No fim, a banda durou pouco – cerca de dois anos –, mas gerou frutos que perduram até hoje: juntos, os músicos que fizeram a Panda há mais de uma década criaram o Projeto Rivera, banda que une rock alternativo e Música Popular Brasileira.
“Demorou um tempo pra gente montar a Rivera, mas a gente sentiu falta. Tínhamos acostumado a estar juntos, tocar juntos. Hoje, continuamos no Projeto, mesmo distantes geograficamente. Cada um tem seu trabalho individual, mas seguimos. Temos mais de 15 músicas para lançar em breve”.
Outros caminhos possíveis
Nem todos que fizeram história no emo cearense continuam atuando na música. Os integrantes da banda Olhos de Sofia, citada por diversos produtores, músicos e frequentadores de eventos da época como o maior expoente do emocore no Ceará, preferiram seguir por outros caminhos.
Ex-guitarrista e um dos fundadores da banda, o diretor de Cinema e Audiovisual Anio Tales Carin conta que o grupo surgiu em um festival de colégio e “foi criando identidade com o tempo”. “O que entendíamos como diferencial naquela época era trazer um som americano e conseguir traduzir aquela energia para letras autorais e em português”, comenta.
Inspirados por bandas de post-hardcore e metalcore, os integrantes da Olhos de Sofia exploravam sentimentos como raiva e melancolia em suas músicas – e a intensidade do som os levou a grandes eventos do Estado, como Ceará Music e Ponto.CE, onde dividiram o palco com bandas de alcance internacional, como a banda de punk rock Bad Religion.
“No entanto, um espaço em Fortaleza que tinha um significado especial para nós era o Hey Ho Rock Bar e os arredores do Dragão do Mar”, ressalta Anio. “Tenho saudades do rock como um todo, das casas de shows, das pessoas vivendo a cidade através disso. Atualmente, sinto que o gênero se retraiu tanto que é raro ver uma banda de rock autoral surgindo”, completa.
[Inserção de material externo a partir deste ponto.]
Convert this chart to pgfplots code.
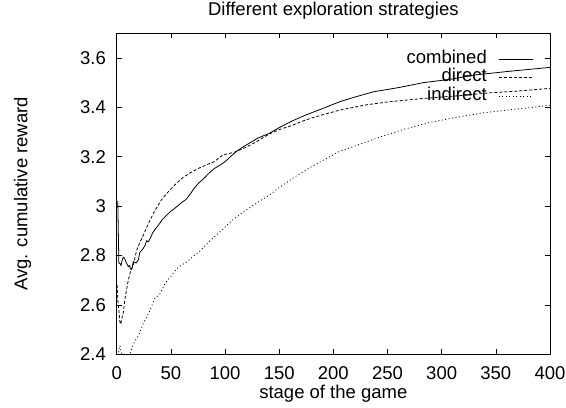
\documentclass[border=0pt]{standalone}
\usepackage{fontspec}
\setmainfont{Liberation Sans}
\usepackage{pgfplots}
\pgfplotsset{compat=1.18}

\begin{document}
\fontsize{18.5bp}{22bp}\selectfont
\begin{tikzpicture}
\begin{axis}[
    name=ax,
    scale only axis,
    width=433.3bp,
    height=321bp,
    xmin=0, xmax=400,
    ymin=2.4, ymax=3.7,
    xtick={0,50,...,400},
    ytick={2.4,2.6,2.8,3.0,3.2,3.4,3.6},
    /pgf/number format/assume math mode=true,
    tick align=inside,
    tick pos=both,
    major tick length=5bp,
    axis line style={line width=0.9bp},
    tick style={line width=0.6bp, black},
    xticklabel style={anchor=base, inner sep=0pt, yshift=-25bp},
    yticklabel style={anchor=east, inner sep=0pt, xshift=-10.7bp},
    title={Different exploration strategies},
    title style={at={(axis description cs:0.5,1)}, anchor=base, inner sep=0pt, yshift=11.6bp},
    xlabel={stage of the game},
    xlabel style={at={(axis description cs:0.5,-0.1371)}, anchor=base, inner sep=0pt},
    ylabel={Avg. cumulative reward},
    ylabel style={at={(axis description cs:-0.2063,0.5)}, anchor=base, inner sep=0pt},
    legend plot pos=right,
    legend cell align=right,
    legend image code/.code={\draw[#1] (0bp,0bp) -- (34bp,0bp);},
    legend style={draw=none, fill=none, inner sep=0pt, outer sep=0pt,
        at={(0.9615,0.9488)}, anchor=north east,
        column sep=11.7bp,
        nodes={inner sep=0pt, text height=13.75bp, text depth=4.75bp}},
]
\addplot[black, line width=0.8bp] coordinates {
    (1,3.02) (2,2.77) (3,2.768) (4,2.76) (5,2.78) (6,2.793) (7,2.79) (9,2.77)
    (10.7,2.755) (12,2.76) (12.6,2.745) (14,2.745) (15.3,2.775) (18,2.77)
    (19.9,2.782) (21.5,2.815) (24,2.825) (26,2.84) (27.7,2.86) (29,2.855)
    (30.8,2.868) (33,2.89) (36,2.91) (38.4,2.922) (42,2.945) (46,2.963)
    (50,2.98) (52,2.985) (56,3.0) (60,3.015) (64,3.027) (68,3.05) (72,3.075)
    (76,3.095) (80,3.11) (85,3.133) (90,3.152) (95,3.165) (100,3.18)
    (105,3.2) (110,3.22) (116,3.238) (122,3.254) (130,3.275) (141,3.295)
    (150,3.318) (162,3.345) (175,3.37) (190,3.395) (206,3.423) (220,3.442)
    (237,3.463) (260,3.48) (283,3.50) (310,3.515) (330,3.531) (360,3.545)
    (400,3.562)
};
\addplot[black, line width=0.8bp, dash pattern=on 3bp off 2bp] coordinates {
    (0.5,2.68) (1,2.62) (2,2.58) (3,2.53) (3.7,2.522) (5,2.55) (6,2.566)
    (7.7,2.627) (10.7,2.70) (13,2.74) (15.3,2.762) (18.5,2.822) (21,2.85)
    (24.6,2.883) (30.8,2.944) (35,2.98) (42,3.03) (48,3.06) (55,3.092)
    (61,3.115) (67,3.133) (75,3.152) (82,3.166) (90,3.18) (98,3.207)
    (110,3.22) (120,3.24) (129,3.261) (140,3.29) (150,3.31) (160,3.324)
    (175,3.35) (190,3.37) (206,3.389) (230,3.41) (252,3.423) (283,3.436)
    (315,3.447) (345,3.459) (370,3.466) (400,3.477)
};
\addplot[black, line width=0.8bp, dash pattern=on 1bp off 2.5bp] coordinates {
    (1,2.38) (2,2.42) (3,2.435) (4,2.41) (6,2.39) (8,2.385) (10,2.39)
    (12,2.40) (14,2.425) (17,2.455) (20,2.475) (25,2.53) (30,2.57)
    (35,2.625) (40,2.645) (45,2.69) (50,2.715) (55,2.745) (60,2.762)
    (65,2.775) (70,2.795) (76,2.815) (85,2.855) (92,2.883) (100,2.915)
    (107,2.944) (115,2.97) (122,2.991) (130,3.015) (141,3.045) (150,3.075)
    (165,3.12) (180,3.16) (191,3.187) (205,3.22) (222,3.247) (245,3.283)
    (268,3.315) (290,3.34) (314,3.36) (337,3.377) (360,3.389) (380,3.398)
    (400,3.409)
};
\legend{combined, direct, indirect}
\end{axis}
\pgfresetboundingbox
\path (ax.south west) ++(-116.7bp,-53.7bp) rectangle ++(566bp,408bp);
\end{tikzpicture}
\end{document}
A banda durou cerca de cinco anos: começou quando os músicos tinham 15 e terminou quando chegavam aos 20, quando a preocupação com a faculdade e a futura carreira profissional de cada foi ocupando mais espaço no dia a dia do grupo. Um retrato fiel do que ocorreu com muitos que escutavam e faziam música emo na época.
“Acredito que o fim aconteceu naturalmente, em um momento em que a cena já estava enfraquecendo”, conta Anio, que não vê o retorno do emocore com tanto otimismo. “A nostalgia é um sentimento muito bom, nos faz lembrar do passado. No entanto, acredito que quando chegar a hora do rock ressurgir, será em um estilo mais enraizado em sua origem, e não acredito que essa responsabilidade recaia sobre o Brasil”.